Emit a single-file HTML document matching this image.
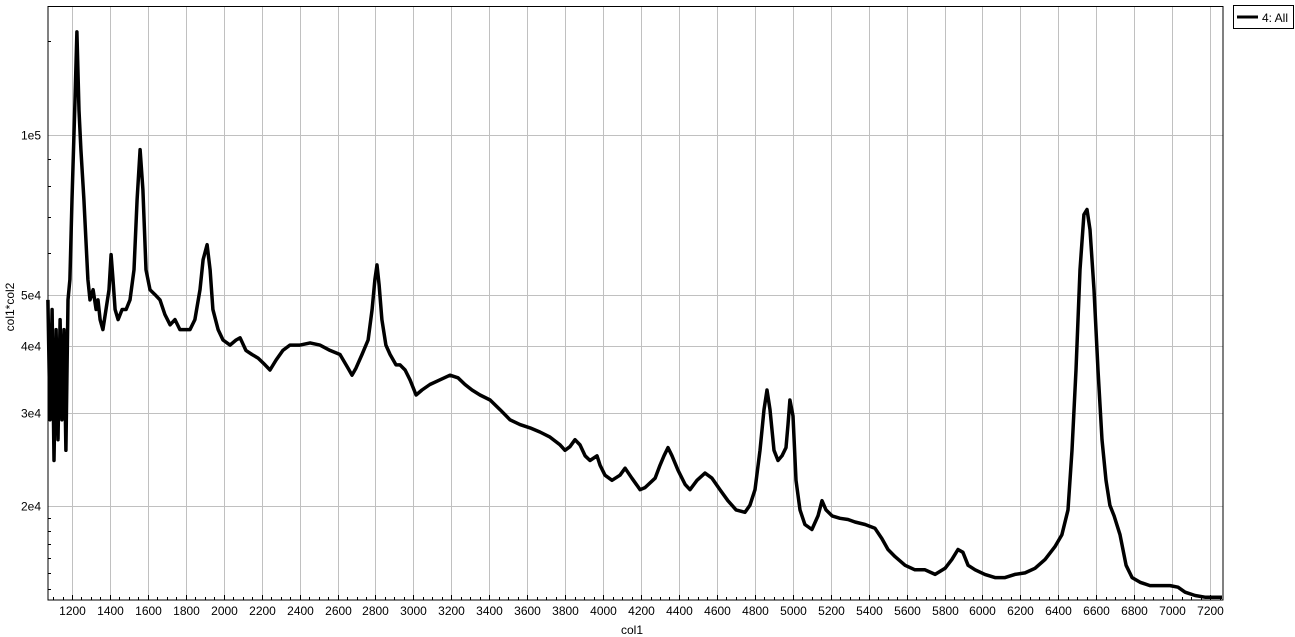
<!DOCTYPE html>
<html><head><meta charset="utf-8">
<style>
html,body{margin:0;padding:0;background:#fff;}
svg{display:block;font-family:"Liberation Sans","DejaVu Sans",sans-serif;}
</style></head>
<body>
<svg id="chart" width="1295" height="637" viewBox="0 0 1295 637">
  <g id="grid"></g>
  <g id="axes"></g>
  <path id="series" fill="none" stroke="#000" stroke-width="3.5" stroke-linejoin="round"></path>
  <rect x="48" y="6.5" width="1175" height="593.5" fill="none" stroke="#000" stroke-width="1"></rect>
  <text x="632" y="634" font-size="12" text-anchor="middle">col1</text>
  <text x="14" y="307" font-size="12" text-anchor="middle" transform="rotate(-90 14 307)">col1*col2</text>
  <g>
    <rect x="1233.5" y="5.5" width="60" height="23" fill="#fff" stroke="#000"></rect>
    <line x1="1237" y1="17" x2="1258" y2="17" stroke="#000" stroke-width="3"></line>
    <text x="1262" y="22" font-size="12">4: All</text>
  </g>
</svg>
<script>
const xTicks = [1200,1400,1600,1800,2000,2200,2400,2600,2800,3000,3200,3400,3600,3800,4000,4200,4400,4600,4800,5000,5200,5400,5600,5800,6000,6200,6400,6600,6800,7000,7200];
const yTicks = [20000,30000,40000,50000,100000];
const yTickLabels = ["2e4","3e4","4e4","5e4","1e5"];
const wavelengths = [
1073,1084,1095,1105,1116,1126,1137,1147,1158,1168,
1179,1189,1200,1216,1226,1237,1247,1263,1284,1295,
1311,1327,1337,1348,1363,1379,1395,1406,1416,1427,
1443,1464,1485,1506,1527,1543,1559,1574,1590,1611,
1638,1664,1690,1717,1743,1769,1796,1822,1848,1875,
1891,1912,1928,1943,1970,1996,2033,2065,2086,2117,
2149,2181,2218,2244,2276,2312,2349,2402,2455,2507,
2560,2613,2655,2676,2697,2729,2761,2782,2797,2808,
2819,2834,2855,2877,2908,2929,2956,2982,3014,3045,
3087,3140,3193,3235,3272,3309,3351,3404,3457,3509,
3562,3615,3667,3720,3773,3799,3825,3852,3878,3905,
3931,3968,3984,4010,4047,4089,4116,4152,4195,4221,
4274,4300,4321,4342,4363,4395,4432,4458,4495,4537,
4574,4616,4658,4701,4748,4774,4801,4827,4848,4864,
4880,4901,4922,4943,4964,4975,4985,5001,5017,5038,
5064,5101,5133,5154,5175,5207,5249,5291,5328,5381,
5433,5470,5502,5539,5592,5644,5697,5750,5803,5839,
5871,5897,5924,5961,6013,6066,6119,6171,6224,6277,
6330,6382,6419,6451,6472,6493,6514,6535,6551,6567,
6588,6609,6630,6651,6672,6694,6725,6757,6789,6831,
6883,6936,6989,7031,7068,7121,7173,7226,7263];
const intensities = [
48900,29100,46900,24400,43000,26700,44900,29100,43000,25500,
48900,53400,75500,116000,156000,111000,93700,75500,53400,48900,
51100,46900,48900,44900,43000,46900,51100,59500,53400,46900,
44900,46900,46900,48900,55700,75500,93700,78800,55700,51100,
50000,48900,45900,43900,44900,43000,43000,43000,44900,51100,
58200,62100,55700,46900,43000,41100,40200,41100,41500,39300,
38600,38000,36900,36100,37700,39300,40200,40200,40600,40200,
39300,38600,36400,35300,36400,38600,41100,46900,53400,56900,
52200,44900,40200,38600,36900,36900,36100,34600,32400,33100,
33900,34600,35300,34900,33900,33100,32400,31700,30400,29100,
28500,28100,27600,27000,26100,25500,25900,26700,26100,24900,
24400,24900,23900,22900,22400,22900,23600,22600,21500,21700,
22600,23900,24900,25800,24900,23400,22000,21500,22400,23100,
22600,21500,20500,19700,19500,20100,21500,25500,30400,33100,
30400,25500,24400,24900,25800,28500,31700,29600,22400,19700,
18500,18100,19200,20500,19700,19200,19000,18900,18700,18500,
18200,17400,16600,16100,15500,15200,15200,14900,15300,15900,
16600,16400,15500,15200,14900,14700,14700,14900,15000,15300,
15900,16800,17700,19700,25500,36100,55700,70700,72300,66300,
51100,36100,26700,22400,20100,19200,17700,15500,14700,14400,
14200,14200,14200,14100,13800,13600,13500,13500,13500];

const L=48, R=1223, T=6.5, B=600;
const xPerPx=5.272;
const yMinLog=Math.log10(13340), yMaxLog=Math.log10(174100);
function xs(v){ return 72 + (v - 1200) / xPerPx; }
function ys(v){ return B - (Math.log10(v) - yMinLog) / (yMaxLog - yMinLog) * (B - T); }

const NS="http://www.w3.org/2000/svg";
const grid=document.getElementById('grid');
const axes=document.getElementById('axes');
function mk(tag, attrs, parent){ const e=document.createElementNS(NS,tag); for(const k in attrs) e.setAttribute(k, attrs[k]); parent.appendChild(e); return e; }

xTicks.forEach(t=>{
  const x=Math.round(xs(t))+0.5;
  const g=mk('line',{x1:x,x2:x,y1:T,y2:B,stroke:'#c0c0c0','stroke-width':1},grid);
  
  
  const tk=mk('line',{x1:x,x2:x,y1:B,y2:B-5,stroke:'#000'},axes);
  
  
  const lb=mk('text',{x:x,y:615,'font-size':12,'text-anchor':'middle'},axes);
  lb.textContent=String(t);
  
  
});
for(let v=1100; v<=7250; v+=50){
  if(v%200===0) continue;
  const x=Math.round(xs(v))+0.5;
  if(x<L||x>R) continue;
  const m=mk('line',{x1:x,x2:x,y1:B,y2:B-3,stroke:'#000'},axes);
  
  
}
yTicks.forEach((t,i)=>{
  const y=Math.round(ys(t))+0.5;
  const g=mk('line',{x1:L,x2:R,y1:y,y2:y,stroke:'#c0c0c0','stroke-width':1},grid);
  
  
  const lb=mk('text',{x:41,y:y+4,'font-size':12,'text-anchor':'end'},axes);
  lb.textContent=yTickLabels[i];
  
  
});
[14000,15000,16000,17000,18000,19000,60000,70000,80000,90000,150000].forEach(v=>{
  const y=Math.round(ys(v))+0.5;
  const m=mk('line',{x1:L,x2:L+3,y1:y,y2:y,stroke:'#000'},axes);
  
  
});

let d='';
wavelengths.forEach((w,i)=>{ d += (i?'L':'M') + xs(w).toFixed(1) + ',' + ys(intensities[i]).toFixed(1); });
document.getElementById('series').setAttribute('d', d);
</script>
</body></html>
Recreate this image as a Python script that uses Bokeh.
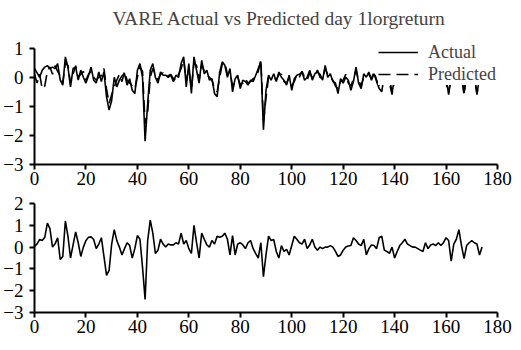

• Objective
Omit the pictures and output all of the other material exactly.

• The reply
Emit a single-file HTML document matching this image.
<!DOCTYPE html>
<html><head><meta charset="utf-8">
<style>
html,body{margin:0;padding:0;background:#fff;}
svg{display:block;font-family:"Liberation Sans","DejaVu Sans",sans-serif;}
</style></head>
<body>
<svg id="chart" width="1295" height="637" viewBox="0 0 1295 637">
  <g id="grid"></g>
  <g id="axes"></g>
  <path id="series" fill="none" stroke="#000" stroke-width="3.5" stroke-linejoin="round"></path>
  <rect x="48" y="6.5" width="1175" height="593.5" fill="none" stroke="#000" stroke-width="1"></rect>
  <text x="632" y="634" font-size="12" text-anchor="middle">col1</text>
  <text x="14" y="307" font-size="12" text-anchor="middle" transform="rotate(-90 14 307)">col1*col2</text>
  <g>
    <rect x="1233.5" y="5.5" width="60" height="23" fill="#fff" stroke="#000"></rect>
    <line x1="1237" y1="17" x2="1258" y2="17" stroke="#000" stroke-width="3"></line>
    <text x="1262" y="22" font-size="12">4: All</text>
  </g>
</svg>
<script>
const xTicks = [1200,1400,1600,1800,2000,2200,2400,2600,2800,3000,3200,3400,3600,3800,4000,4200,4400,4600,4800,5000,5200,5400,5600,5800,6000,6200,6400,6600,6800,7000,7200];
const yTicks = [20000,30000,40000,50000,100000];
const yTickLabels = ["2e4","3e4","4e4","5e4","1e5"];
const wavelengths = [
1073,1084,1095,1105,1116,1126,1137,1147,1158,1168,
1179,1189,1200,1216,1226,1237,1247,1263,1284,1295,
1311,1327,1337,1348,1363,1379,1395,1406,1416,1427,
1443,1464,1485,1506,1527,1543,1559,1574,1590,1611,
1638,1664,1690,1717,1743,1769,1796,1822,1848,1875,
1891,1912,1928,1943,1970,1996,2033,2065,2086,2117,
2149,2181,2218,2244,2276,2312,2349,2402,2455,2507,
2560,2613,2655,2676,2697,2729,2761,2782,2797,2808,
2819,2834,2855,2877,2908,2929,2956,2982,3014,3045,
3087,3140,3193,3235,3272,3309,3351,3404,3457,3509,
3562,3615,3667,3720,3773,3799,3825,3852,3878,3905,
3931,3968,3984,4010,4047,4089,4116,4152,4195,4221,
4274,4300,4321,4342,4363,4395,4432,4458,4495,4537,
4574,4616,4658,4701,4748,4774,4801,4827,4848,4864,
4880,4901,4922,4943,4964,4975,4985,5001,5017,5038,
5064,5101,5133,5154,5175,5207,5249,5291,5328,5381,
5433,5470,5502,5539,5592,5644,5697,5750,5803,5839,
5871,5897,5924,5961,6013,6066,6119,6171,6224,6277,
6330,6382,6419,6451,6472,6493,6514,6535,6551,6567,
6588,6609,6630,6651,6672,6694,6725,6757,6789,6831,
6883,6936,6989,7031,7068,7121,7173,7226,7263];
const intensities = [
48900,29100,46900,24400,43000,26700,44900,29100,43000,25500,
48900,53400,75500,116000,156000,111000,93700,75500,53400,48900,
51100,46900,48900,44900,43000,46900,51100,59500,53400,46900,
44900,46900,46900,48900,55700,75500,93700,78800,55700,51100,
50000,48900,45900,43900,44900,43000,43000,43000,44900,51100,
58200,62100,55700,46900,43000,41100,40200,41100,41500,39300,
38600,38000,36900,36100,37700,39300,40200,40200,40600,40200,
39300,38600,36400,35300,36400,38600,41100,46900,53400,56900,
52200,44900,40200,38600,36900,36900,36100,34600,32400,33100,
33900,34600,35300,34900,33900,33100,32400,31700,30400,29100,
28500,28100,27600,27000,26100,25500,25900,26700,26100,24900,
24400,24900,23900,22900,22400,22900,23600,22600,21500,21700,
22600,23900,24900,25800,24900,23400,22000,21500,22400,23100,
22600,21500,20500,19700,19500,20100,21500,25500,30400,33100,
30400,25500,24400,24900,25800,28500,31700,29600,22400,19700,
18500,18100,19200,20500,19700,19200,19000,18900,18700,18500,
18200,17400,16600,16100,15500,15200,15200,14900,15300,15900,
16600,16400,15500,15200,14900,14700,14700,14900,15000,15300,
15900,16800,17700,19700,25500,36100,55700,70700,72300,66300,
51100,36100,26700,22400,20100,19200,17700,15500,14700,14400,
14200,14200,14200,14100,13800,13600,13500,13500,13500];

const L=48, R=1223, T=6.5, B=600;
const xPerPx=5.272;
const yMinLog=Math.log10(13340), yMaxLog=Math.log10(174100);
function xs(v){ return 72 + (v - 1200) / xPerPx; }
function ys(v){ return B - (Math.log10(v) - yMinLog) / (yMaxLog - yMinLog) * (B - T); }

const NS="http://www.w3.org/2000/svg";
const grid=document.getElementById('grid');
const axes=document.getElementById('axes');
function mk(tag, attrs, parent){ const e=document.createElementNS(NS,tag); for(const k in attrs) e.setAttribute(k, attrs[k]); parent.appendChild(e); return e; }

xTicks.forEach(t=>{
  const x=Math.round(xs(t))+0.5;
  const g=mk('line',{x1:x,x2:x,y1:T,y2:B,stroke:'#c0c0c0','stroke-width':1},grid);
  
  
  const tk=mk('line',{x1:x,x2:x,y1:B,y2:B-5,stroke:'#000'},axes);
  
  
  const lb=mk('text',{x:x,y:615,'font-size':12,'text-anchor':'middle'},axes);
  lb.textContent=String(t);
  
  
});
for(let v=1100; v<=7250; v+=50){
  if(v%200===0) continue;
  const x=Math.round(xs(v))+0.5;
  if(x<L||x>R) continue;
  const m=mk('line',{x1:x,x2:x,y1:B,y2:B-3,stroke:'#000'},axes);
  
  
}
yTicks.forEach((t,i)=>{
  const y=Math.round(ys(t))+0.5;
  const g=mk('line',{x1:L,x2:R,y1:y,y2:y,stroke:'#c0c0c0','stroke-width':1},grid);
  
  
  const lb=mk('text',{x:41,y:y+4,'font-size':12,'text-anchor':'end'},axes);
  lb.textContent=yTickLabels[i];
  
  
});
[14000,15000,16000,17000,18000,19000,60000,70000,80000,90000,150000].forEach(v=>{
  const y=Math.round(ys(v))+0.5;
  const m=mk('line',{x1:L,x2:L+3,y1:y,y2:y,stroke:'#000'},axes);
  
  
});

let d='';
wavelengths.forEach((w,i)=>{ d += (i?'L':'M') + xs(w).toFixed(1) + ',' + ys(intensities[i]).toFixed(1); });
document.getElementById('series').setAttribute('d', d);
</script>
</body></html>
Recreate this image as a Python script that uses Bokeh.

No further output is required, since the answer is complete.